Though Apple (AAPL) too has seen some struggles recently in terms of stock movement, its profitability as a company is all but ensured, as they are the dominant provider of both smartphones and tablets.
Google's new creation 'Glass' was meant to be the "next big thing". However, it made news this week for another reason: being banned.
What is Google Glass?
In a world where smartphones outsell PCs and tablets are becoming the new norm, many consumers wondered if they could have their cake and eat it too. In other words, can we combine everything (hybrid phone/PC/tablet/music/etc.) and make it hands free?
Leave it to Google to make it so. Google Glass is essentially a device that lets you see and interact with the world around you without disconnecting from it. The Glass headset is designed to be both stylish and functional and doesn't interfere with your activities. According to specs, it weighs less than most pairs of sunglasses. On the side is a touch pad for control, on top is a button for shooting photos and videos with the built-in camera, and there's a small information display positioned above the eye out of the line of sight.
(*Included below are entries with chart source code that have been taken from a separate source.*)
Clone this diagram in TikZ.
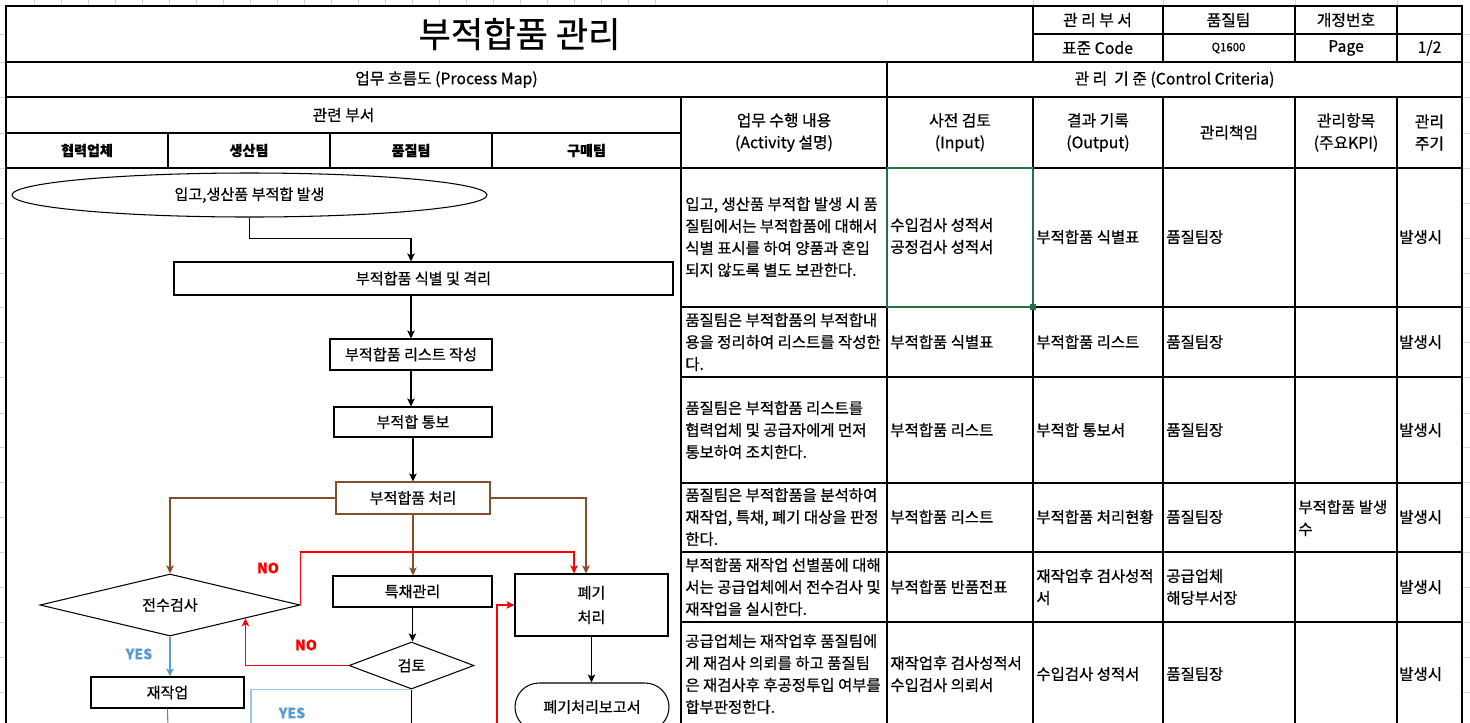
\documentclass[tikz,border=0pt]{standalone}
\usepackage{fontspec}
\setmainfont{Noto Sans CJK KR}[RawFeature={embolden=0.6}]
\usetikzlibrary{arrows.meta, shapes.geometric, shapes.misc, calc}
\definecolor{brownline}{RGB}{132,78,45}
\definecolor{xlblue}{RGB}{91,155,213}
\definecolor{xllightblue}{RGB}{157,195,230}
\definecolor{xlgreen}{RGB}{33,115,70}
\definecolor{gridgray}{RGB}{214,214,214}
\newcommand{\cellfont}{\fontsize{8.8}{12.5}\selectfont}
\newcommand{\flowfont}{\fontsize{8.6}{12.5}\selectfont}
\newcommand{\headfont}{\fontsize{9}{12.5}\selectfont}
\newcommand{\deptfont}{\fontsize{8}{9}\selectfont\bfseries}
\tikzset{
  frame line/.style={
    line width=1.4pt,
    color=black
  },
  table line/.style={
    line width=0.7pt,
    color=black
  },
  grid line/.style={
    line width=0.4pt,
    color=gridgray
  },
  flow arrow/.style={
    -{Stealth[length=4.5pt, width=4.2pt, inset=1pt]},
    line width=0.6pt
  },
  proc box/.style={
    draw,
    rectangle,
    inner sep=0pt,
    line width=0.6pt,
    font=\flowfont
  },
  dec diamond/.style={
    draw,
    diamond,
    inner sep=0pt,
    line width=0.6pt,
    font=\flowfont
  },
  cell text/.style={
    anchor=west,
    align=left,
    inner sep=0pt,
    font=\cellfont
  },
  head text/.style={
    align=center,
    inner sep=0pt,
    font=\headfont
  },
  yes label/.style={
    inner sep=0pt,
    font=\fontsize{8}{9}\selectfont\bfseries,
    text=xlblue
  },
  no label/.style={
    inner sep=0pt,
    font=\fontsize{8}{9}\selectfont\bfseries,
    text=red
  }
}

\begin{document}
\begin{tikzpicture}[x=0.2mm, y=-0.2mm]
    \clip (0,0) rectangle (1470,722);
    \fill[white] (0,0) rectangle (1470,722);

    % 1. 엑셀 눈금선
    \foreach \gx in {34,61,...,681,887,1033,1163,1295,1397}{
      \draw[grid line] (\gx,0) -- (\gx,6);
    }
    \foreach \gy in {34,62,97,133,168,203,238,273,307,342,377,413,447,482,517,552,587,622,657,692}{
      \draw[grid line] (0,\gy) -- (6,\gy);
      \draw[grid line] (1462,\gy) -- (1470,\gy);
    }

    % 2. 표 선
    \draw[table line] (1033,34) -- (1462,34);
    \draw[table line] (6,62) -- (1462,62);
    \draw[table line] (6,97) -- (1462,97);
    \draw[table line] (6,133) -- (681,133);
    \draw[table line] (6,168) -- (1462,168);
    \foreach \ry in {307,377,483,552,622}{
      \draw[table line] (681,\ry) -- (1462,\ry);
    }
    \foreach \cx in {1033,1163,1295,1397}{
      \draw[table line] (\cx,6) -- (\cx,62);
      \draw[table line] (\cx,97) -- (\cx,730);
    }
    \draw[table line] (887,62) -- (887,730);
    \draw[table line] (681,97) -- (681,730);
    \foreach \cx in {168,330,492}{
      \draw[table line] (\cx,133) -- (\cx,168);
    }
    % 바깥 테두리
    \draw[frame line] (6,730) -- (6,6) -- (1462,6) -- (1462,730);
    % 선택된 셀
    \draw[xlgreen, line width=1.1pt] (887,168) rectangle (1033,307);
    \fill[xlgreen] (1030,304) rectangle (1036,310);

    % 3. 머리글
    \node[inner sep=0pt, font=\fontsize{20}{22}\selectfont] (title) at (519.5,34) {부적합품 관리};
    \node[head text] (mgrdept) at (1097.5,20) {관 리 부 서};
    \node[head text] (mgrteam) at (1228.5,20) {품질팀};
    \node[head text] (revno) at (1346,20) {개정번호};
    \node[head text] (stdcode) at (1097.5,48) {표준 Code};
    \node[head text, font=\fontsize{6.5}{8}\selectfont] (codeval) at (1228.5,48) {Q1600};
    \node[head text] (pagelbl) at (1346,48) {Page};
    \node[head text] (pageval) at (1429.5,48) {1/2};
    \node[head text] (procmap) at (446.5,79.5) {업무 흐름도 (Process Map)};
    \node[head text] (criteria) at (1174.5,79.5) {관 리~~기 준 (Control Criteria)};
    \node[head text] (reldept) at (343.5,115) {관련 부서};
    \node[inner sep=0pt, font=\deptfont] (partner) at (87,150.5) {협력업체};
    \node[inner sep=0pt, font=\deptfont] (prodteam) at (249,150.5) {생산팀};
    \node[inner sep=0pt, font=\deptfont] (qteam) at (411,150.5) {품질팀};
    \node[inner sep=0pt, font=\deptfont] (buyteam) at (586.5,150.5) {구매팀};
    \node[head text] (hactivity) at (784,132.5) {업무 수행 내용\\(Activity 설명)};
    \node[head text] (hinput) at (960,132.5) {사전 검토\\(Input)};
    \node[head text] (houtput) at (1098,132.5) {결과 기록\\(Output)};
    \node[head text] (hresp) at (1229,132.5) {관리책임};
    \node[head text] (hkpi) at (1346,132.5) {관리항목\\(주요KPI)};
    \node[head text] (hcycle) at (1429.5,132.5) {관리\\주기};

    % 4. 관리 기준 내용
    \node[cell text] (act1) at (685,237) {입고, 생산품 부적합 발생 시 품\\질팀에서는 부적합품에 대해서\\식별 표시를 하여 양품과 혼입\\되지 않도록 별도 보관한다.};
    \node[cell text] (act2) at (685,342) {품질팀은 부적합품의 부적합내\\용을 정리하여 리스트를 작성한\\다.};
    \node[cell text] (act3) at (685,430) {품질팀은 부적합품 리스트를\\협력업체 및 공급자에게 먼저\\통보하여 조치한다.};
    \node[cell text] (act4) at (685,517) {품질팀은 부적합품을 분석하여\\재작업, 특채, 폐기 대상을 판정\\한다.};
    \node[cell text] (act5) at (685,587) {부적합품 재작업 선별품에 대해\\서는 공급업체에서 전수검사 및\\재작업을 실시한다.};
    \node[cell text] (act6) at (685,674) {공급업체는 재작업후 품질팀에\\게 재검사 의뢰를 하고 품질팀\\은 재검사후 후공정투입 여부를\\합부판정한다.};

    \node[cell text] (in1) at (890,236) {수입검사 성적서\\공정검사 성적서};
    \node[cell text] (in2) at (890,342) {부적합품 식별표};
    \node[cell text] (in3) at (890,430) {부적합품 리스트};
    \node[cell text] (in4) at (890,517) {부적합품 리스트};
    \node[cell text] (in5) at (890,587) {부적합품 반품전표};
    \node[cell text] (in6) at (890,674) {재작업후 검사성적서\\수입검사 의뢰서};

    \node[cell text] (out1) at (1036,237) {부적합품 식별표};
    \node[cell text] (out2) at (1036,342) {부적합품 리스트};
    \node[cell text] (out3) at (1036,430) {부적합 통보서};
    \node[cell text] (out4) at (1036,517) {부적합품 처리현황};
    \node[cell text] (out5) at (1036,587) {재작업후 검사성적\\서};
    \node[cell text] (out6) at (1036,674) {수입검사 성적서};

    \foreach \ry/\rn in {237/1,342/2,430/3,517/4,674/6}{
      \node[cell text] (resp\rn) at (1166,\ry) {품질팀장};
    }
    \node[cell text] (resp5) at (1166,587) {공급업체\\해당부서장};
    \node[cell text] (kpi4) at (1298,518) {부적합품 발생\\수};
    \foreach \ry/\rn in {237/1,342/2,430/3,517/4,587/5,674/6}{
      \node[cell text] (cycle\rn) at (1399,\ry) {발생시};
    }

    % 5. 업무 흐름도
    \node[draw, ellipse, inner sep=0pt, line width=0.6pt, font=\flowfont,
      minimum width=95mm, minimum height=8.8mm] (start) at (249.5,195) {입고,생산품 부적합 발생};
    \node[proc box, minimum width=99.8mm, minimum height=6.6mm] (identify) at (423.5,278.5) {부적합품 식별 및 격리};
    \node[proc box, minimum width=32.4mm, minimum height=6.2mm] (list) at (411,354.5) {부적합품 리스트 작성};
    \node[proc box, minimum width=31.6mm, minimum height=6mm] (notice) at (413,422) {부적합 통보};
    \node[proc box, draw=brownline, minimum width=30.8mm, minimum height=6.4mm] (process) at (413,498) {부적합품 처리};
    \node[dec diamond, aspect=4.2, minimum width=52mm, minimum height=12.4mm] (full) at (170,605) {전수검사};
    \node[proc box, minimum width=31.8mm, minimum height=6.2mm] (special) at (412.5,591.5) {특채관리};
    \node[proc box, align=center, font=\fontsize{8.6}{14}\selectfont,
      minimum width=30.6mm, minimum height=12.4mm] (scrap) at (591.5,605) {폐기\\처리};
    \node[dec diamond, aspect=2.66, minimum width=25mm, minimum height=9.4mm] (review) at (411.5,665.5) {검토};
    \node[proc box, minimum width=30.6mm, minimum height=6.2mm] (rework) at (167.5,692.5) {재작업};
    \node[draw, rounded rectangle, inner sep=0pt, line width=0.6pt, font=\flowfont,
      minimum width=30.8mm, minimum height=9.6mm] (report) at (592,707) {폐기처리보고서};

    \coordinate (reworkend) at (168,730);
    \coordinate (reviewend) at (411.5,730);
    \coordinate (yesend) at (251,730);
    \coordinate (scrapfrom) at (497,730);
    \coordinate (brownin) at ($(scrap.north)+(-5.5,0)$);
    \coordinate (redin) at ($(scrap.north)+(-17.5,0)$);

    \draw[flow arrow] (start.south) -- ++(0,21) -| (list.north |- identify.north);
    \draw[flow arrow] (list.north |- identify.south) -- (list.north);
    \draw[flow arrow] (list.south) -- (list.south |- notice.north);
    \draw[flow arrow] (notice.south) -- (process.north);
    \draw[flow arrow, brownline] (process.west) -| (full.north);
    \draw[flow arrow, brownline] (process.south) -- (process.south |- special.north);
    \draw[flow arrow, brownline] (process.east) -| (brownin);
    \draw[flow arrow, red] (full.east) -- ++(0,-53) -| (redin);
    \draw[flow arrow] (special.south) -- (special.south |- review.north);
    \draw[flow arrow, red] (review.west) -| (full.-10.3);
    \draw[flow arrow, xlblue] (full.south) -- (full.south |- rework.north);
    \draw[line width=0.6pt, gray] (rework.south) -- (reworkend);
    \draw[line width=0.6pt] (review.south) -- (reviewend);
    \draw[line width=0.8pt, xllightblue] (review.south) -| (yesend);
    \draw[flow arrow, red] (scrapfrom) |- (scrap.west);
    \draw[flow arrow] (scrap.south) -- (scrap.south |- report.north);

    \node[no label] (no1) at (268,568) {NO};
    \node[no label] (no2) at (306,645) {NO};
    \node[yes label] (yes1) at (139,654) {YES};
    \node[yes label] (yes2) at (292,713) {YES};

  \end{tikzpicture}
\end{document}
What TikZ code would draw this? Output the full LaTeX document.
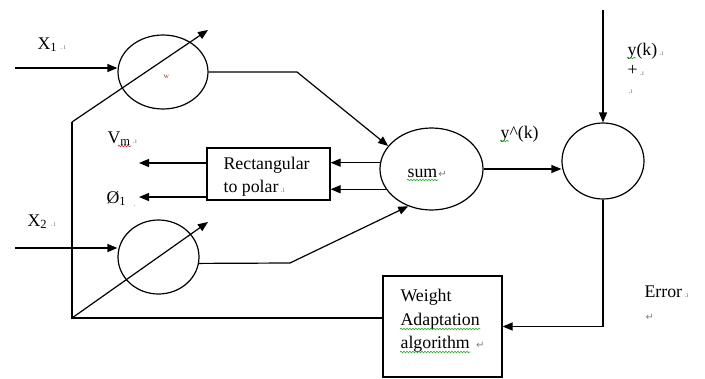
\documentclass[tikz,border=0pt]{standalone}
\usepackage{fontspec}
\setmainfont{Liberation Serif}
\newfontfamily\dejavu{DejaVu Sans}
\usetikzlibrary{shapes.geometric,arrows.meta,decorations.pathmorphing}
\definecolor{wcol}{RGB}{150,60,40}
\definecolor{sqgreen}{RGB}{40,170,40}
\definecolor{sqred}{RGB}{220,30,30}
\begin{document}
\begin{tikzpicture}[x=1pt,y=-1pt,
  line width=1.2pt,
  arr/.style={-{Triangle[length=10pt,width=8pt]}},
  ell/.style={draw, ellipse, inner sep=0pt},
  rbox/.style={draw, rectangle, inner sep=0pt},
  txt/.style={anchor=base west, inner sep=0pt, font=\fontsize{17.8}{24}\selectfont},
  pmark/.style={anchor=base west, inner sep=0pt, text=gray, font=\fontsize{8}{8}\selectfont},
  ret/.style={anchor=base west, inner sep=0pt, text=gray, font=\dejavu\fontsize{10}{10}\selectfont},
  sqg/.style={decorate, decoration={snake, amplitude=0.8pt, segment length=3pt}, line width=0.6pt, sqgreen},
  sqr/.style={sqg, sqred}
]
\useasboundingbox (0,0) rectangle (705,378);

% shapes
\node[ell, minimum width=90pt, minimum height=74pt] (w1) at (163,72) {};
\node[anchor=base west, inner sep=0pt, text=wcol, font=\fontsize{7.5}{7.5}\selectfont] (wlab) at (163,78) {w};
\node[ell, minimum width=81pt, minimum height=74pt] (w2) at (158.5,257) {};
\node[ell, minimum width=103pt, minimum height=82pt] (sum) at (431.5,169) {};
\node[ell, minimum width=82pt, minimum height=76pt] (err) at (603,161) {};
\node[rbox, minimum width=123pt, minimum height=52pt] (r) at (268.5,174) {};
\node[rbox, minimum width=119pt, minimum height=101pt] (wa) at (442.5,326.5) {};

% texts
\node[txt] (x1) at (37,49) {X\textsubscript{1}};
\node[pmark] (x1m) at ([xshift=2pt]x1.base east) {.\,ı};
\node[txt] (x2) at (27,226) {X\textsubscript{2}};
\node[pmark] (x2m) at ([xshift=2pt]x2.base east) {.\,ı};
\node[txt] (vm) at (107,143) {V\textsubscript{m}};
\node[pmark] (vmm) at ([xshift=1pt]vm.base east) {.ı};
\node[txt] (phi) at (106,203) {Ø\textsubscript{1}};
\node[pmark] (phim) at (133,206) {.};
\node[txt] (rt1) at (223,169) {Rectangular};
\node[txt] (rt2) at (223,192) {to polar};
\node[pmark] (rt2m) at ([xshift=1pt]rt2.base east) {.ı};
\node[txt] (sumt) at (407,177) {sum};
\node[ret] (sumr) at (sumt.base east) {↵};
\node[txt] (yhat) at (500,138) {y\textasciicircum(k)};
\node[txt] (yk) at (627,55) {y(k)};
\node[pmark] (ykm) at ([xshift=1pt]yk.base east) {.ı};
\node[txt] (plus) at (627,75) {+};
\node[pmark] (plusm) at ([xshift=1pt]plus.base east) {.ı};
\node[pmark] (dotm) at (628,93) {.ı};
\node[txt] (wt1) at (400,301) {Weight};
\node[txt] (wt2) at (400,325) {Adaptation};
\node[txt] (wt3) at (400,348) {algorithm};
\node[ret] (wt3r) at ([xshift=5pt]wt3.base east) {↵};
\node[txt] (errt) at (644,297) {Error};
\node[pmark] (errm) at ([xshift=1pt]errt.base east) {.ı};
\node[ret] (errr) at (645,320) {↵};

% spell-check squiggles
\draw[sqr] ([xshift=11pt,yshift=-3pt]vm.base west) -- ++(13,0);
\draw[sqg] ([yshift=-3pt]yk.base west) -- ++(9,0);
\draw[sqg] ([yshift=-3pt]yhat.base west) -- ++(9,0);
\draw[sqg] ([yshift=-3pt]sumt.base west) -- ([yshift=-3pt]sumt.base east);
\draw[sqg] ([yshift=-4pt]wt2.base west) -- ([yshift=-4pt]wt2.base east);
\draw[sqg] ([yshift=-4pt]wt3.base west) -- ([yshift=-4pt]wt3.base east);

% connectors
\coordinate (x1in) at (15,68);
\draw[arr] (x1in) -- (x1in -| w1.west);
\coordinate (x2in) at (15,248);
\draw[arr] (x2in) -- (x2in -| w2.west);
\coordinate (base) at (72,122);
\coordinate (corner) at (72,318);
\coordinate (tip1) at (208,30);
\coordinate (tip2) at (208,222);
\draw[arr] (base) -- (tip1);
\draw (base) -- (corner) -- (corner -| wa.west);
\draw[arr] (corner) -- (tip2);
\coordinate (j1) at (297,72);
\draw[arr] (w1.east) -- (j1) -- (sum.152);
\coordinate (j2) at (290,263);
\draw[arr] (w2.-9) -- (j2) -- (sum.238);
\draw[arr] (sum.173) -- (sum.173 -| r.east);
\draw[arr] (sum.204) -- (sum.204 -| r.east);
\coordinate (e1) at (139,163);
\coordinate (e2) at (139,197);
\draw[arr] (e1 -| r.west) -- (e1);
\draw[arr] (e2 -| r.west) -- (e2);
\draw[arr] (sum.east) -- (sum.east -| err.west);
\coordinate (ytop) at (603,10);
\draw[arr] (ytop) -- (err.north);
\draw[arr] (err.south) |- (wa.east);
\end{tikzpicture}
\end{document}
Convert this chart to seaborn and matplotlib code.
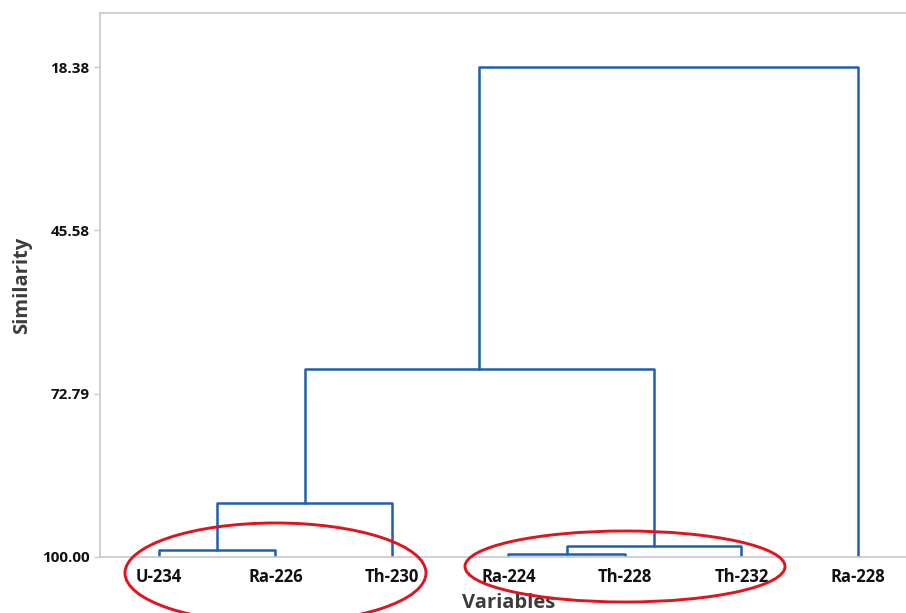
import matplotlib
matplotlib.use("Agg")
import matplotlib.pyplot as plt
from matplotlib.patches import Ellipse
import numpy as np
import pandas as pd
import seaborn as sns

# Leaves of the dendrogram, in display order
variables = ["U-234", "Ra-226", "Th-230", "Ra-224", "Th-228", "Th-232", "Ra-228"]

# Agglomeration steps: (left node, right node, similarity level)
# Nodes 0-6 are the leaves; each merge creates the next node id (7, 8, ...)
merge_left = [3, 0, 7, 8, 10, 11]
merge_right = [4, 1, 5, 2, 9, 6]
merge_similarity = [99.55, 98.83, 98.17, 91.00, 68.68, 18.38]

# Similarity axis ticks
sim_ticks = [18.38, 45.58, 72.79, 100.00]

# Build the link paths of the dendrogram
n = len(variables)
pos = {i: float(i) for i in range(n)}
height = {i: 100.0 for i in range(n)}
rows = []
for k, (a, b, s) in enumerate(zip(merge_left, merge_right, merge_similarity)):
    node = n + k
    xa, xb = pos[a], pos[b]
    pts = [(xa, height[a]), (xa, s), (xb, s), (xb, height[b])]
    for j, (px, py) in enumerate(pts):
        rows.append({"link": k, "order": j, "x": px, "y": py})
    pos[node] = (xa + xb) / 2.0
    height[node] = s
links = pd.DataFrame(rows)

sns.set_theme(style="white")
plt.rcParams["font.family"] = ["Open Sans", "DejaVu Sans"]

W, H = 906, 613
fig = plt.figure(figsize=(W / 100, H / 100), dpi=100)
ax = fig.add_axes([100 / W, 1 - 557 / H, 806 / W, 544 / H])

sns.lineplot(data=links, x="x", y="y", units="link", estimator=None,
             sort=False, color="#2060B0", linewidth=1.8, ax=ax)

ax.set_xlim(-0.506, 6.412)
ax.set_ylim(100.0, 9.38)

ax.set_xticks(range(n))
ax.set_xticklabels(variables, fontsize=12, fontweight="bold", color="#111111")
ax.set_yticks(sim_ticks)
ax.set_yticklabels([f"{t:.2f}" for t in sim_ticks], fontsize=11,
                   fontweight="bold", color="#111111")
ax.tick_params(axis="x", length=0, pad=8)
ax.tick_params(axis="y", length=4, width=1, color="#C8C8C8", pad=3.5, left=True)

for side in ["left", "top", "bottom"]:
    ax.spines[side].set_visible(True)
    ax.spines[side].set_color("#C8C8C8")
    ax.spines[side].set_linewidth(1.2)
ax.spines["right"].set_visible(False)

ax.set_xlabel("Variables", fontsize=14.5, fontweight="bold", color="#3C3C3C")
ax.set_ylabel("Similarity", fontsize=14.5, fontweight="bold", color="#3C3C3C")
ax.xaxis.set_label_coords(0.5074, -0.066)
ax.yaxis.set_label_coords(-0.0844, 0.5)

# Highlight the two groups of clustered variables
for cx, cy, hw, hh in [(275.5, 573, 150.5, 50), (625, 566.5, 160, 35.5)]:
    e = Ellipse((cx / W, 1 - cy / H), 2 * hw / W, 2 * hh / H,
                transform=fig.transFigure, fill=False,
                edgecolor="#E0141E", linewidth=2.1, clip_on=False)
    fig.add_artist(e)

fig.savefig("out.png", dpi=100)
Actual details about the specs are still hard to come by. However, we are told it comes complete with camera, multiple radios for data communication, a speaker and a mic, and Bluetooth® capability.
Responses to Glass
It seems odd that such an innovative piece of technology could meet with resistance even before roll out. Even so, a small bar in Seattle is already laying down restrictions against it. The proprietor says the people who frequent the bar don't want to be "secretly filmed or videotaped and immediately put on the Internet," according to his statement.
Dave Meinert, owner of the 5 Point Café in Seattle, says he's the first in the city to ban Google Glass from his establishment, but won't be the last. He believes that peoples' desire for privacy will prevail against the new technology.
And privacy is a huge concern in today's world. Google Glass, in addition to recording, will most likely make use of facial recognition, as well as other capabilities such as the ability to find friends in a crowd using GPS.
A team of Duke University and University of South Carolina researchers is even developing software that will enable your face-attached computer to recognize people in a crowd based on what they're wearing. Called 'InSight', the software records a person's "fashion fingerprint" by analyzing the patterns and spatial distribution of colors in photos of the subject so as to create a file called a "spatiogram."
What are investors supposed to make of this? Does the small business owner have a point or just trying to market his own? What potential impact will this have for the company and its shareholders? The short answer: not much.
Google has been a leader in online activity for over a decade. Offering a host of other services beyond initial web search focus, including email, document management, and a social networking service, the Google team has greatly expanded the smartphone market through its Android platform. Even though Apple's iOS still holds a lead over Android, both platforms have gained noteworthy market share. Google was up to about 33% of the market share in Q4 2012 compared to Apple's 37%.
It took another swing at Apple with its Chromebook, a sleek tablet designed to connect everything - and do it better than the iPad. It also released the 'Webtop', a dockable phone with a desktop environment and a full web browser embedded inside.
Yet even more importantly, they did (and are doing) this through strategic partnerships. For the Webtop, it was teaming up with AT&T (T) that ensured its success. With AT&T executives loving what they saw in the product, they urged the rolling out of the Webtop to compete with yet another HTC phone that was becoming a hot seller. The launch was a huge success.
The Google-Motorola team is a powerhouse. Motorola can market to just about all carriers with little to no competition. This means putting them ahead of rivals HTC and Nokia.
Whatever trend emerges with this product, Google will continue to compete with Apple in innovation. The iPhone is the best-selling phone in the world and will likely stay far ahead of Google-Motorola's Webtop. However, Apple does not live by iPhone alone, but also by a host of other products that others like Google can't seem to touch. Try as they might, others just can't make a better tablet than the iPad.
Even so, Google is not reliant upon the success of the Glass for profitability. With over 92% of Google's revenue coming from advertising, it would seem that this newest in its line of products is icing on the cake. Google can continue this business model in order to establish sustainable success.
Google has earned its top ranking through its continuous innovation. Google passed the $800 per share mark back in February and is currently at about $830.50. Investors would be wise to continue to look toward Google for growth and profitability.